Nevertheless, Section 43 of the 2013 Constitution has a provision that makes people in Chisale’s circumstances Zimbabwean.
“Every person who was born in Zimbabwe before the publication day of the Constitution is a Zimbabwean citizen if one or both of his or her parents was a citizen of a country which became a member of the Southern African Development Community in 1992, and is resident in Zimbabwe,” the Constitution states.
However, due to lack of supporting legislation the clause remains ineffective and Zimbabwe’s stateless population’s condition remains unchanged.
“It’s an economic issue that has been dragging and needs closure. It’s the attitude of the civil registry and the state that needs amendment,” says Dr Musa Kika, a human rights legal expert.
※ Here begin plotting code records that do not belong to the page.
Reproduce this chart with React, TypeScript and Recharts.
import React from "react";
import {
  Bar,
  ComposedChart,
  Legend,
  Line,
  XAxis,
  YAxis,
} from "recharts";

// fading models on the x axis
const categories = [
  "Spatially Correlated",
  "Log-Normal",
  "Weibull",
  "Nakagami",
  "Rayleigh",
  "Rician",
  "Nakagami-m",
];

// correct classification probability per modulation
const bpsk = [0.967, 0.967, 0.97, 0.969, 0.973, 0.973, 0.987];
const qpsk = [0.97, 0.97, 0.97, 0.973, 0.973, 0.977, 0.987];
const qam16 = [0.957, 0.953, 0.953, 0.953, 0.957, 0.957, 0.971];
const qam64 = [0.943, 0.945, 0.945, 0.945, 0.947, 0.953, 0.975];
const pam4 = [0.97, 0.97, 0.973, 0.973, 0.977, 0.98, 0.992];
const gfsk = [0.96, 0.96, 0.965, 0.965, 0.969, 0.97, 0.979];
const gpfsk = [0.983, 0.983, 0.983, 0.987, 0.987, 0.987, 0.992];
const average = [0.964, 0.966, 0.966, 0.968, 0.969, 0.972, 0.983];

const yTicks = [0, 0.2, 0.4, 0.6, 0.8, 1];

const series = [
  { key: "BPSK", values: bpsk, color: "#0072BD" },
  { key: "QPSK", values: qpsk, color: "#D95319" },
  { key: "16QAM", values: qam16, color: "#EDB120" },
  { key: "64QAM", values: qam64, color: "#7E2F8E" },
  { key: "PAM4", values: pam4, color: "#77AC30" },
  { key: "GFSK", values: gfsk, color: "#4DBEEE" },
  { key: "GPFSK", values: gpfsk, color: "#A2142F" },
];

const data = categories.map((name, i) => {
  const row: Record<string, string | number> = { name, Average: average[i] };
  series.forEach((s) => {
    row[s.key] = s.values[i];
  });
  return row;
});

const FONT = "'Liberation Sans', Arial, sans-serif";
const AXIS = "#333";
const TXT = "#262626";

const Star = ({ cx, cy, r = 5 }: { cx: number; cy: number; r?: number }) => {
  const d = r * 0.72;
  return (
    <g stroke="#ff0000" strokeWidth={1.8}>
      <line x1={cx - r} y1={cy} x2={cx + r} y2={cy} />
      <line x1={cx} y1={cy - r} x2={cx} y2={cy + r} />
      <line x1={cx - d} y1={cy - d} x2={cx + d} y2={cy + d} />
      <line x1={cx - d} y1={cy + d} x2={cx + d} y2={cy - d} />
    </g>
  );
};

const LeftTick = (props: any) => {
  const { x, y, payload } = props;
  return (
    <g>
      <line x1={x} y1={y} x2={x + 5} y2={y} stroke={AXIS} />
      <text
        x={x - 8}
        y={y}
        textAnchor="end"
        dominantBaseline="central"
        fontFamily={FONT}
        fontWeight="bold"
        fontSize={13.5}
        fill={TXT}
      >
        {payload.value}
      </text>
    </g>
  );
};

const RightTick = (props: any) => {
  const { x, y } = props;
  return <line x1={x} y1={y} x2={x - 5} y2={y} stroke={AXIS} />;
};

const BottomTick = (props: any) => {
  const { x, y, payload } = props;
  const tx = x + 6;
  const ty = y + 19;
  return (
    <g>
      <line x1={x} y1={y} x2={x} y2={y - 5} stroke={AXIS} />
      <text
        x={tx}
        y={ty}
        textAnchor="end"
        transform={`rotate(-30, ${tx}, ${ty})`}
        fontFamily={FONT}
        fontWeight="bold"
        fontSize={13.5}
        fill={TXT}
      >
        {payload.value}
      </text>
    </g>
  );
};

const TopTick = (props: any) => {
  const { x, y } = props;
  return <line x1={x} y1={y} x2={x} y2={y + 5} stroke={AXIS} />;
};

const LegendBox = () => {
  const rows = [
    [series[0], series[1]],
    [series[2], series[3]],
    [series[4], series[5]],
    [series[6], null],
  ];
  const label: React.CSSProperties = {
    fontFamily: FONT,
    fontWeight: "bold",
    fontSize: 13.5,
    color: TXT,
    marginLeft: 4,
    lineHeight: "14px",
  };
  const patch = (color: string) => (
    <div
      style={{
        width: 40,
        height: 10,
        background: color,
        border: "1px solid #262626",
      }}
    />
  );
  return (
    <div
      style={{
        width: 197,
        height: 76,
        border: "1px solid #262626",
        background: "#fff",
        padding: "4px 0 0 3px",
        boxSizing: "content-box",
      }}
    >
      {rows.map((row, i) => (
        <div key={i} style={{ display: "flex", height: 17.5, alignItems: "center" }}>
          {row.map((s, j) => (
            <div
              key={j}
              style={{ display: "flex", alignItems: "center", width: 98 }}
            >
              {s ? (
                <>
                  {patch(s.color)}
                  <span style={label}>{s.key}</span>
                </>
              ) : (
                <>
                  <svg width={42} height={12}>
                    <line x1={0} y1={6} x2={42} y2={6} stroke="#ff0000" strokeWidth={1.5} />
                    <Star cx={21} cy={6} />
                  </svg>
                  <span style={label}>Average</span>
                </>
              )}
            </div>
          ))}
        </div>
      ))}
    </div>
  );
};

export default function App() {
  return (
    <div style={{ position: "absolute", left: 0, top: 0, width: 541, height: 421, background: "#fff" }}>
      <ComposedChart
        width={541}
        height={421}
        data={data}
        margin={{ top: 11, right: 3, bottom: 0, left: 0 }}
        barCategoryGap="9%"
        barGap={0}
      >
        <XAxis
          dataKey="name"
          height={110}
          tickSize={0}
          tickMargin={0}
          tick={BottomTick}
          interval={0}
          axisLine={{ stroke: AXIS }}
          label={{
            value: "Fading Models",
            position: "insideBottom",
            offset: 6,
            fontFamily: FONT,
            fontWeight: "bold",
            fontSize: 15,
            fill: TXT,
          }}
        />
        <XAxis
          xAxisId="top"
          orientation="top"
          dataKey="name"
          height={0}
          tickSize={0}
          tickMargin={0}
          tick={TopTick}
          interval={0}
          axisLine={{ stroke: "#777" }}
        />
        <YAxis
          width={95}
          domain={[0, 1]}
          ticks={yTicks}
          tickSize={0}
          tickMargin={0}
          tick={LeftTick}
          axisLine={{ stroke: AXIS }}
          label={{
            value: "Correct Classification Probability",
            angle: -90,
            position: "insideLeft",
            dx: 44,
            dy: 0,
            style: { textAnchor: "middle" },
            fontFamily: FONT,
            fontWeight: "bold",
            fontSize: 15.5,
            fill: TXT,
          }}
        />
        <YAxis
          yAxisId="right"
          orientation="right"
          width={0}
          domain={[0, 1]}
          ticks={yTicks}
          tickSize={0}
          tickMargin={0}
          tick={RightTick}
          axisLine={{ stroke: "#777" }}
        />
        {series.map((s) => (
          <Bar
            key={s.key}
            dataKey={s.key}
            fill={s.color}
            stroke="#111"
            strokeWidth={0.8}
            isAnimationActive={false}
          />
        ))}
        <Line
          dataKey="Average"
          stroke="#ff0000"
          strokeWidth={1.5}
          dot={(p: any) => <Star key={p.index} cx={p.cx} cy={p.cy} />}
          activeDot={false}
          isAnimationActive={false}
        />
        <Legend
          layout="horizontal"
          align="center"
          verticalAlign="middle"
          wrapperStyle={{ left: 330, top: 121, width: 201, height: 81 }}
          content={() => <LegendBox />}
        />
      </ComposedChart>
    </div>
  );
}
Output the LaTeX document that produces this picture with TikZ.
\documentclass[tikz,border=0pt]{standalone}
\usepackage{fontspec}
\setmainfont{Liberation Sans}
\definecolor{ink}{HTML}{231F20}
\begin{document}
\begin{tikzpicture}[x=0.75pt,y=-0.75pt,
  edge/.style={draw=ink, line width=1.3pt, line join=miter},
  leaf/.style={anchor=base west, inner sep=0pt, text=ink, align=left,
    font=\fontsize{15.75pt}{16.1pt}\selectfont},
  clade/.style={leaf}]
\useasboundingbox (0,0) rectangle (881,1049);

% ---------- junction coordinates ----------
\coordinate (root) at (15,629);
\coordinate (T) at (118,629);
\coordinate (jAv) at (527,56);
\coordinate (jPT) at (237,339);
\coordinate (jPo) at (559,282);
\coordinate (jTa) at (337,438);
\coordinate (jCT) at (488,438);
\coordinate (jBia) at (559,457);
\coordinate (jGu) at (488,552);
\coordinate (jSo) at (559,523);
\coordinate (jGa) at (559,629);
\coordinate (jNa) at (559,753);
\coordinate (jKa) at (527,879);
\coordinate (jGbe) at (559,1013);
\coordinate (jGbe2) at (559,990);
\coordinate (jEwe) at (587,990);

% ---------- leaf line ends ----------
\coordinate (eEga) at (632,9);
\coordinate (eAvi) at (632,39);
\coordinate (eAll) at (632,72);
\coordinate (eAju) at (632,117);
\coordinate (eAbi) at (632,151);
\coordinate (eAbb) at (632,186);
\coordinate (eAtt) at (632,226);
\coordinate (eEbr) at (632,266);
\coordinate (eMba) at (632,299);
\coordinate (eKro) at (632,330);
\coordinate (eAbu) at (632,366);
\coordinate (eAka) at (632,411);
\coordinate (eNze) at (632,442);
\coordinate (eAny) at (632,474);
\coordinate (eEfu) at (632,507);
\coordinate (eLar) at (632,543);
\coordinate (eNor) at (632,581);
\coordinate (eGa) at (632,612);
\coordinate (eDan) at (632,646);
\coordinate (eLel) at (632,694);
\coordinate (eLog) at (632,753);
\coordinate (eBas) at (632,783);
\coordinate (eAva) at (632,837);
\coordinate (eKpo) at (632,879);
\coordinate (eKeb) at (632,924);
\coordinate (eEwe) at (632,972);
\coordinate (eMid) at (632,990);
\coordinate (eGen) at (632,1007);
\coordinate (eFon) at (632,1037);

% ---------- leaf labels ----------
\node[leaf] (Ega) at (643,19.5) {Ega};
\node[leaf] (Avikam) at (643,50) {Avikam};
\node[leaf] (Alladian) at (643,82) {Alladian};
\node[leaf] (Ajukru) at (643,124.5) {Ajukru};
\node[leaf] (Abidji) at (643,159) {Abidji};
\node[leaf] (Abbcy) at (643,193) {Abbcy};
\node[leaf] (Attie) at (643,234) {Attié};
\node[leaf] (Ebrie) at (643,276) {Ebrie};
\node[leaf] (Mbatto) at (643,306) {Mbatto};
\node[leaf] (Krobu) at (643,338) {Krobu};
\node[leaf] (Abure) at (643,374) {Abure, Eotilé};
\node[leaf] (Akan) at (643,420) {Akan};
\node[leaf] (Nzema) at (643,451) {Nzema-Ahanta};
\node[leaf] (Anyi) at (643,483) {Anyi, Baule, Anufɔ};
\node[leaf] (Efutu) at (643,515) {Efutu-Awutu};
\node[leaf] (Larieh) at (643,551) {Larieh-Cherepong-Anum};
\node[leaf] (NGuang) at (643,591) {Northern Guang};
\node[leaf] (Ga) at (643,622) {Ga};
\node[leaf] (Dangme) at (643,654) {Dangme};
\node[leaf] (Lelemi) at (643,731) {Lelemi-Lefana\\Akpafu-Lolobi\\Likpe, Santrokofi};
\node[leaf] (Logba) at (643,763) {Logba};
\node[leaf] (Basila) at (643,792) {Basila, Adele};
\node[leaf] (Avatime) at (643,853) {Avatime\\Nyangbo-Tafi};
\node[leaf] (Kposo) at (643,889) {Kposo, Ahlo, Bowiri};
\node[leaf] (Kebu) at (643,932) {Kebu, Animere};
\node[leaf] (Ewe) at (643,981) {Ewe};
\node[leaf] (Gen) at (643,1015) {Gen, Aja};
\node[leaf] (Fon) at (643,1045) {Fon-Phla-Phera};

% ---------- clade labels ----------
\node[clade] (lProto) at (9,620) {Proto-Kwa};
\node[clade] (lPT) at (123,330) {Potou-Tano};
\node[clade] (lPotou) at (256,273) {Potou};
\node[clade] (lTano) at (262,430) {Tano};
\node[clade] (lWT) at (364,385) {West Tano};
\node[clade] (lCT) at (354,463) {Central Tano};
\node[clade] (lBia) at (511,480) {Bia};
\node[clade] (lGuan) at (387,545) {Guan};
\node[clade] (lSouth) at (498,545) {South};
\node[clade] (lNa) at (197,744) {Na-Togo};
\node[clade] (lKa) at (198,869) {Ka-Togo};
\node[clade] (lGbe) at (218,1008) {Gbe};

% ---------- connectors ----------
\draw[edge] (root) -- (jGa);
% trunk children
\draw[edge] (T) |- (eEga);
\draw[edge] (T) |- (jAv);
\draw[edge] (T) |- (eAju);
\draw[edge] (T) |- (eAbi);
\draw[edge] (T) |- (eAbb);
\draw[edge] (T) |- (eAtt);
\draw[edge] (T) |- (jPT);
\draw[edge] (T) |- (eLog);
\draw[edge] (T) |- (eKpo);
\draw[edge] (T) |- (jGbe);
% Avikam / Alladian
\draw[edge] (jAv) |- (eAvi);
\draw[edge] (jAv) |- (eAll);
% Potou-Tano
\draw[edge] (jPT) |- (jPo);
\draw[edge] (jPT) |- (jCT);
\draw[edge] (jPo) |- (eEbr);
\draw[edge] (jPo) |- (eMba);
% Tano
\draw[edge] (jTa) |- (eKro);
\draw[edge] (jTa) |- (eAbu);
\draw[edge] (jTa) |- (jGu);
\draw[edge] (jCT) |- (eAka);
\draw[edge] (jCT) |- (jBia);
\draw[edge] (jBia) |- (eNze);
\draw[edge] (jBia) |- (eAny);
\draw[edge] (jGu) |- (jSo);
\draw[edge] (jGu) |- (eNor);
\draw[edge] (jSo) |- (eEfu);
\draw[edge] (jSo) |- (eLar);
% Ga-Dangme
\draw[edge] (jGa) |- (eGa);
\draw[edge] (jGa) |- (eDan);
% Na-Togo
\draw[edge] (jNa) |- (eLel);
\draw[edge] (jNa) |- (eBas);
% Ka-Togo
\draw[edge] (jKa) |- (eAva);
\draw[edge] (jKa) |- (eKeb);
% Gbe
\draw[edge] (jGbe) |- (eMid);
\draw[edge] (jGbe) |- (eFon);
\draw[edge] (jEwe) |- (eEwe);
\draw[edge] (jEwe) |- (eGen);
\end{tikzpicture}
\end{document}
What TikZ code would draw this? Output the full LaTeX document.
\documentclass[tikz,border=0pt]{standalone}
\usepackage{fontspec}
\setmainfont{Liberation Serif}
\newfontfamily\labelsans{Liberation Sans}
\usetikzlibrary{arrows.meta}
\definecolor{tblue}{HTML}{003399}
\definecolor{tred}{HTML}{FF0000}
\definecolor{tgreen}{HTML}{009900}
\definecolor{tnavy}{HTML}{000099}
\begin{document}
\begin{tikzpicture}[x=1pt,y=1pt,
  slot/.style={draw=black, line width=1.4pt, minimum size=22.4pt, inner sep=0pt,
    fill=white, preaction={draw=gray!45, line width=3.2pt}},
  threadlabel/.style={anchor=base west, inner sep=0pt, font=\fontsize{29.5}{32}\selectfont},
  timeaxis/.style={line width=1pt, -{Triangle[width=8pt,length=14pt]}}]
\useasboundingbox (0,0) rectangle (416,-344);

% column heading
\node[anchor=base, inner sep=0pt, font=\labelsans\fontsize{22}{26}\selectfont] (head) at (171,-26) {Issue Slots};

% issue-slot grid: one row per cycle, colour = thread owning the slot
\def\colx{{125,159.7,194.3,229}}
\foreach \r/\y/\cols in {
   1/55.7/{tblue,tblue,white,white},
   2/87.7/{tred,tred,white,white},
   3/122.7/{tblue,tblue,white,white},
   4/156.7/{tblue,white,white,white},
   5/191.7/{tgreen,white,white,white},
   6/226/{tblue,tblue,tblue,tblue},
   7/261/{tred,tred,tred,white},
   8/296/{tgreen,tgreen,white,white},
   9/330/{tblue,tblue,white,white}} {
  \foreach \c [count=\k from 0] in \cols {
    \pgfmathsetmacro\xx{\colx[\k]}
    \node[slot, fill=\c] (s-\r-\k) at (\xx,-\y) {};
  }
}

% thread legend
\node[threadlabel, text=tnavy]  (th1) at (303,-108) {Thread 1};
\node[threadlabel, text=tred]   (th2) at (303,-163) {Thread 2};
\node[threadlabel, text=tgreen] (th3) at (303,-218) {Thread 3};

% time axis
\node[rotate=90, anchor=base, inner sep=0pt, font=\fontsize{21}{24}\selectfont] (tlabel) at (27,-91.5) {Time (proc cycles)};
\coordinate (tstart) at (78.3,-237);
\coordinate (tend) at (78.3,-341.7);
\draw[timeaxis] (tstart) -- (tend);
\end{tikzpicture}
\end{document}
“The drafters of the 2013 constitution were aware that many people in Zimbabwe were of foreign origin. They drafted that provision so that everyone gets citizenship or resident status of some sort. It’s an issue to do with the attitudes and approaches of our department of civil registries, not the law.”
The problem of statelessness is not unique to migrant workers as the Amnesty International report suggests.
For many years descendants of Gukurahundi victims who cannot produce identification details or death certificates of their parents whose lives were lost during the massacres in the early 1980s have struggled to acquire documentation as Zimbabwean citizens hence they remain on the peripheries of economic participation.